--- JOB ---
Restate the data word for word and leave the images out.

--- PROVIDED DATA ---
****

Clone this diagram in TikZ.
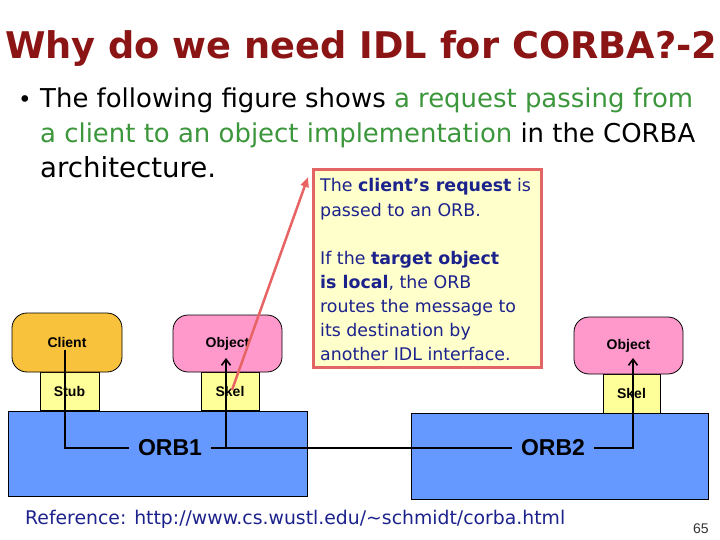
\documentclass[tikz,border=0pt]{standalone}
\usepackage{fontspec}
\setmainfont{DejaVu Sans}
\newfontfamily\labfont{Liberation Sans}
\usetikzlibrary{arrows.meta}
\definecolor{titlered}{RGB}{139,20,20}
\definecolor{greentxt}{RGB}{60,150,60}
\definecolor{navy}{RGB}{28,34,140}
\definecolor{calloutfill}{RGB}{255,255,204}
\definecolor{calloutline}{RGB}{226,100,100}
\definecolor{clientorange}{RGB}{249,194,60}
\definecolor{objpink}{RGB}{255,153,204}
\definecolor{stubyellow}{RGB}{255,255,153}
\definecolor{orbblue}{RGB}{102,153,255}
\definecolor{redarrow}{RGB}{232,100,100}
\tikzset{
  txt/.style={anchor=base west, inner sep=0pt},
  bodyline/.style={txt, font=\fontsize{23}{23}\selectfont},
  callline/.style={txt, text=navy, font=\fontsize{17.4}{17.4}\selectfont},
  roundbox/.style={draw=black, line width=0.8pt, rounded corners=15pt, font=\labfont\bfseries\fontsize{14}{14}\selectfont, inner sep=0pt},
  smallbox/.style={draw=black, line width=0.8pt, fill=stubyellow, font=\labfont\bfseries\fontsize{14}{14}\selectfont, inner sep=0pt},
  orbbox/.style={draw=black, line width=0.8pt, fill=orbblue},
  orblabel/.style={font=\labfont\bfseries\fontsize{23}{23}\selectfont, inner sep=9pt},
  conn/.style={line width=1.8pt, black},
  uparrow/.style={conn, -{Straight Barb[length=6pt,width=9pt,line width=1.6pt]}},
}
\begin{document}
\begin{tikzpicture}[x=1pt,y=-1pt]
\useasboundingbox (0,0) rectangle (720,540);
% title
\node[txt, text=titlered, font=\fontsize{40}{40}\selectfont\bfseries] (title) at (5,59)
  {\resizebox{712pt}{!}{Why do we need IDL for CORBA?-2}};
% bullet
\node[bodyline] (bullet) at (18,108) {•};
\node[bodyline] (l1) at (40,108) {\resizebox{653pt}{!}{The following figure shows \textcolor{greentxt}{a request passing from}}};
\node[bodyline] (l2) at (40,143) {\resizebox{655pt}{!}{\textcolor{greentxt}{a client to an object implementation} in the CORBA}};
\node[bodyline] (l3) at (40,178) {\resizebox{176pt}{!}{architecture.}};
% callout
\node[draw=calloutline, fill=calloutfill, line width=3pt, minimum width=228pt, minimum height=198pt, inner sep=0pt] (callout) at (427.5,268.5) {};
\node[callline] (c1) at (320,192) {The \textbf{client's request} is};
\node[callline] (c2) at (320,216) {passed to an ORB.};
\node[callline] (c3) at (320,264) {If the \textbf{target object}};
\node[callline] (c4) at (320,288) {\textbf{is local}, the ORB};
\node[callline] (c5) at (320,312) {routes the message to};
\node[callline] (c6) at (320,336) {its destination by};
\node[callline] (c7) at (320,360) {another IDL interface.};
% ORB boxes
\node[orbbox, minimum width=299pt, minimum height=85pt] (orb1) at (157.5,453.5) {};
\node[orbbox, minimum width=297pt, minimum height=86pt] (orb2) at (559.5,456) {};
% stubs / skels
\node[smallbox, minimum width=59pt, minimum height=38pt] (stub) at (69.5,391) {Stub};
\node[smallbox, minimum width=58pt, minimum height=38pt] (skel1) at (230,391) {Skel};
\node[smallbox, minimum width=57pt, minimum height=39pt] (skel2) at (631.5,393.5) {Skel};
% client / objects
\node[roundbox, fill=clientorange, minimum width=110pt, minimum height=59pt] (client) at (67,342.5) {Client};
\node[roundbox, fill=objpink, minimum width=109pt, minimum height=57pt] (obj1) at (227.5,343.5) {Object};
\node[roundbox, fill=objpink, minimum width=109pt, minimum height=57pt] (obj2) at (628.5,345.5) {Object};
% ORB labels
\node[orblabel] (orb1t) at (170,448) {ORB1};
\node[orblabel] (orb2t) at (553,448) {ORB2};
% connectors
\coordinate (cstart) at (65,350);
\coordinate (j1) at (226,448);
\coordinate (t1) at (226,358);
\coordinate (t2) at (633,358);
\draw[conn] (cstart) |- (orb1t.west);
\draw[conn] (orb1t.east) -- (orb2t.west);
\draw[uparrow] (j1) -- (t1);
\draw[uparrow] (orb2t.east) -| (t2);
% red arrow
\coordinate (r0) at (232,390);
\coordinate (r1) at (308,177);
\draw[redarrow, line width=2.5pt, -{Triangle[length=10pt,width=8pt]}] (r0) -- (r1);
% footer
\node[txt, text=navy, font=\fontsize{17.5}{17.5}\selectfont] (ref) at (25,524)
  {\resizebox{540pt}{!}{Reference: http://www.cs.wustl.edu/\textasciitilde schmidt/corba.html}};
\node[txt, text=black!80, font=\labfont\fontsize{14}{14}\selectfont] (pg) at (693,533) {65};
\end{tikzpicture}
\end{document}
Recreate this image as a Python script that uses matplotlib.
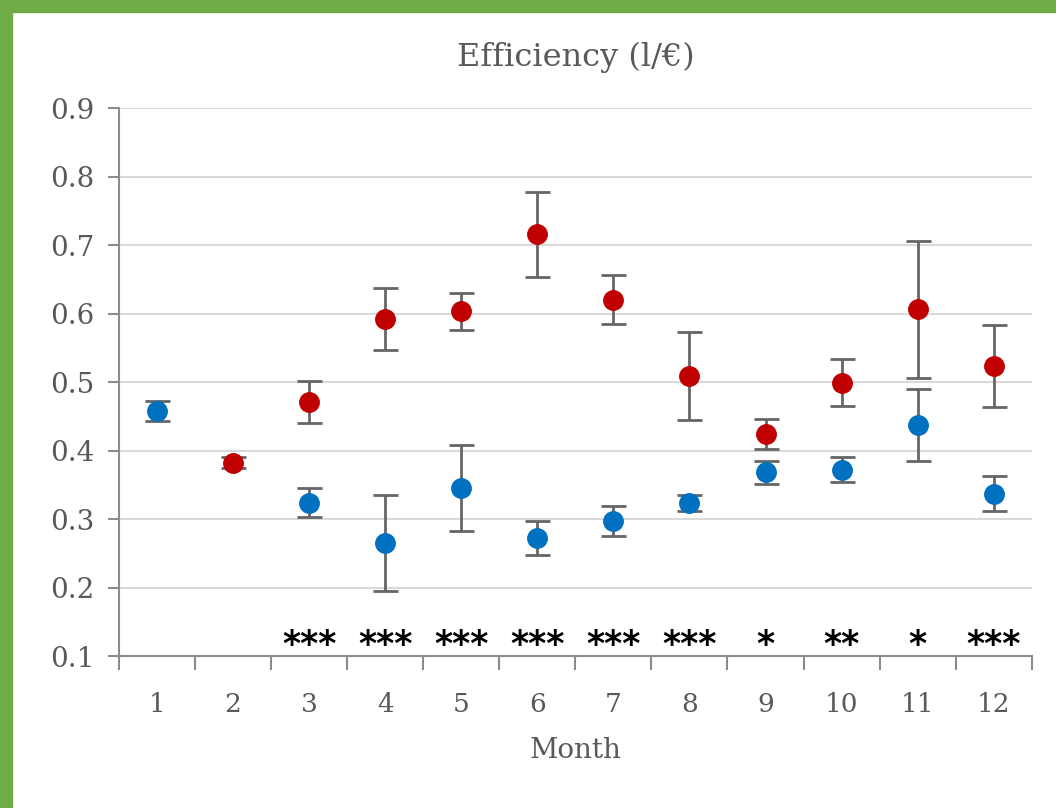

****

--- FINAL ANSWER ---
Clone this diagram in TikZ.
\documentclass[tikz,border=0pt]{standalone}
\usepackage{fontspec}
\setmainfont{DejaVu Sans}
\newfontfamily\labfont{Liberation Sans}
\usetikzlibrary{arrows.meta}
\definecolor{titlered}{RGB}{139,20,20}
\definecolor{greentxt}{RGB}{60,150,60}
\definecolor{navy}{RGB}{28,34,140}
\definecolor{calloutfill}{RGB}{255,255,204}
\definecolor{calloutline}{RGB}{226,100,100}
\definecolor{clientorange}{RGB}{249,194,60}
\definecolor{objpink}{RGB}{255,153,204}
\definecolor{stubyellow}{RGB}{255,255,153}
\definecolor{orbblue}{RGB}{102,153,255}
\definecolor{redarrow}{RGB}{232,100,100}
\tikzset{
  txt/.style={anchor=base west, inner sep=0pt},
  bodyline/.style={txt, font=\fontsize{23}{23}\selectfont},
  callline/.style={txt, text=navy, font=\fontsize{17.4}{17.4}\selectfont},
  roundbox/.style={draw=black, line width=0.8pt, rounded corners=15pt, font=\labfont\bfseries\fontsize{14}{14}\selectfont, inner sep=0pt},
  smallbox/.style={draw=black, line width=0.8pt, fill=stubyellow, font=\labfont\bfseries\fontsize{14}{14}\selectfont, inner sep=0pt},
  orbbox/.style={draw=black, line width=0.8pt, fill=orbblue},
  orblabel/.style={font=\labfont\bfseries\fontsize{23}{23}\selectfont, inner sep=9pt},
  conn/.style={line width=1.8pt, black},
  uparrow/.style={conn, -{Straight Barb[length=6pt,width=9pt,line width=1.6pt]}},
}
\begin{document}
\begin{tikzpicture}[x=1pt,y=-1pt]
\useasboundingbox (0,0) rectangle (720,540);
% title
\node[txt, text=titlered, font=\fontsize{40}{40}\selectfont\bfseries] (title) at (5,59)
  {\resizebox{712pt}{!}{Why do we need IDL for CORBA?-2}};
% bullet
\node[bodyline] (bullet) at (18,108) {•};
\node[bodyline] (l1) at (40,108) {\resizebox{653pt}{!}{The following figure shows \textcolor{greentxt}{a request passing from}}};
\node[bodyline] (l2) at (40,143) {\resizebox{655pt}{!}{\textcolor{greentxt}{a client to an object implementation} in the CORBA}};
\node[bodyline] (l3) at (40,178) {\resizebox{176pt}{!}{architecture.}};
% callout
\node[draw=calloutline, fill=calloutfill, line width=3pt, minimum width=228pt, minimum height=198pt, inner sep=0pt] (callout) at (427.5,268.5) {};
\node[callline] (c1) at (320,192) {The \textbf{client's request} is};
\node[callline] (c2) at (320,216) {passed to an ORB.};
\node[callline] (c3) at (320,264) {If the \textbf{target object}};
\node[callline] (c4) at (320,288) {\textbf{is local}, the ORB};
\node[callline] (c5) at (320,312) {routes the message to};
\node[callline] (c6) at (320,336) {its destination by};
\node[callline] (c7) at (320,360) {another IDL interface.};
% ORB boxes
\node[orbbox, minimum width=299pt, minimum height=85pt] (orb1) at (157.5,453.5) {};
\node[orbbox, minimum width=297pt, minimum height=86pt] (orb2) at (559.5,456) {};
% stubs / skels
\node[smallbox, minimum width=59pt, minimum height=38pt] (stub) at (69.5,391) {Stub};
\node[smallbox, minimum width=58pt, minimum height=38pt] (skel1) at (230,391) {Skel};
\node[smallbox, minimum width=57pt, minimum height=39pt] (skel2) at (631.5,393.5) {Skel};
% client / objects
\node[roundbox, fill=clientorange, minimum width=110pt, minimum height=59pt] (client) at (67,342.5) {Client};
\node[roundbox, fill=objpink, minimum width=109pt, minimum height=57pt] (obj1) at (227.5,343.5) {Object};
\node[roundbox, fill=objpink, minimum width=109pt, minimum height=57pt] (obj2) at (628.5,345.5) {Object};
% ORB labels
\node[orblabel] (orb1t) at (170,448) {ORB1};
\node[orblabel] (orb2t) at (553,448) {ORB2};
% connectors
\coordinate (cstart) at (65,350);
\coordinate (j1) at (226,448);
\coordinate (t1) at (226,358);
\coordinate (t2) at (633,358);
\draw[conn] (cstart) |- (orb1t.west);
\draw[conn] (orb1t.east) -- (orb2t.west);
\draw[uparrow] (j1) -- (t1);
\draw[uparrow] (orb2t.east) -| (t2);
% red arrow
\coordinate (r0) at (232,390);
\coordinate (r1) at (308,177);
\draw[redarrow, line width=2.5pt, -{Triangle[length=10pt,width=8pt]}] (r0) -- (r1);
% footer
\node[txt, text=navy, font=\fontsize{17.5}{17.5}\selectfont] (ref) at (25,524)
  {\resizebox{540pt}{!}{Reference: http://www.cs.wustl.edu/\textasciitilde schmidt/corba.html}};
\node[txt, text=black!80, font=\labfont\fontsize{14}{14}\selectfont] (pg) at (693,533) {65};
\end{tikzpicture}
\end{document}
Recreate this image as a Python script that uses matplotlib.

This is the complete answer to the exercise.